Lundin shares soar amid talk of stake sale
Gulf News (Dubai)
Stockholm, Reuters, 30-05-2001

Shares in Swedish oil company Lundin Oil rose eight per cent yesterday after the company said it was in talks about selling a big part of its operations to an unidentified major Western oil company.

At one point Lundin's share was 8.3 per cent up at an 18-month high of 31.10 crowns for a market value of 3.21 billion Swedish crowns ($302.8 million). "We are going to sell a big part of the company," Lundin Oil President Ian Lundin told Reuters by telephone.

"This is a good time to sell. The big companies are trying to buy reserves and we are in possession of great reserves. It is possible to get a very good price today," he said.
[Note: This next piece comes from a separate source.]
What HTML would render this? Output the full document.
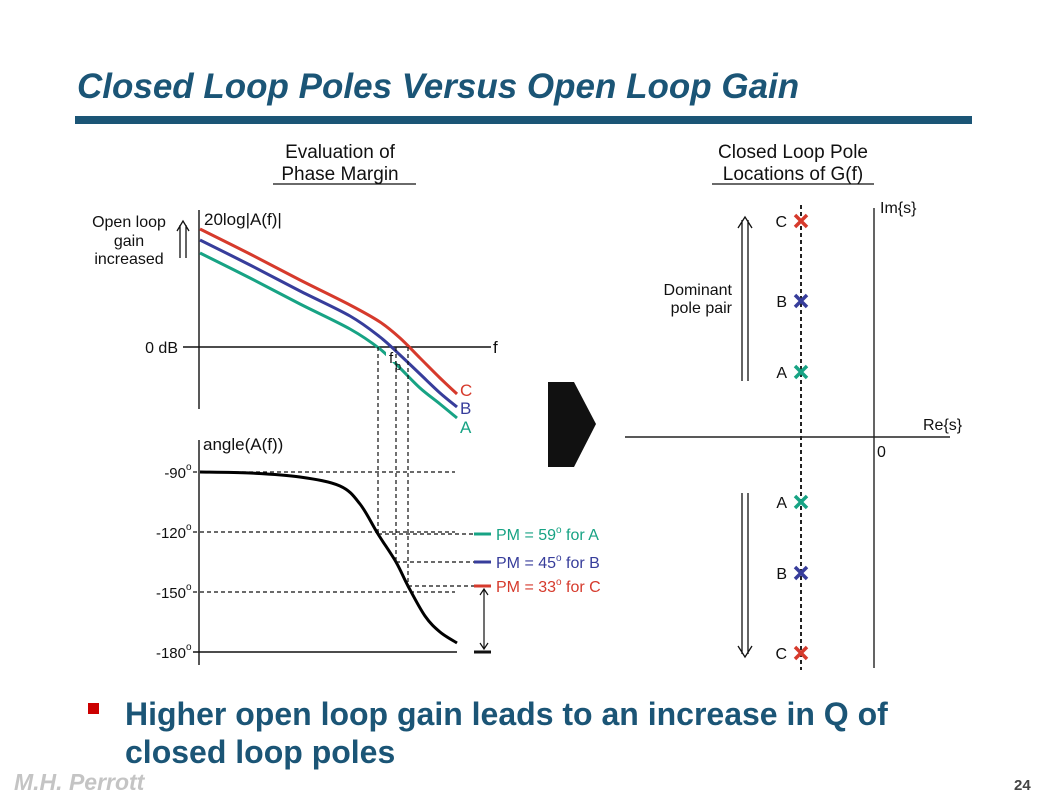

Lundin declined to say with which company Lundin Oil was holding negotiations but said it was "a very big oil company in the Western world".

Lundin Oil has interests in Sudan, Libya, Malaysia, Vietnam and in the British sector of the North Sea. In recent months the company's presence in Sudan has been criticised sharply in Swedish media.

Human rights activists say oil companies operating in Sudan are helping to fund the Islamist government in a civil war against rebels in the south. United Nations Balkans envoy Carl Bildt, a former Swedish prime minister, is a member of the board of Lundin Oil.

His association with the company has come under fire by critics who say that job is incompatible with his UN role. In the first quarter of 2001 Lundin Oil's net profit rose 47 per cent, mainly thanks to higher crude oil world market prices, to $5.3 million. Production based on its stakes in various licences totalled on average 13,589 barrels oil equivalent per day.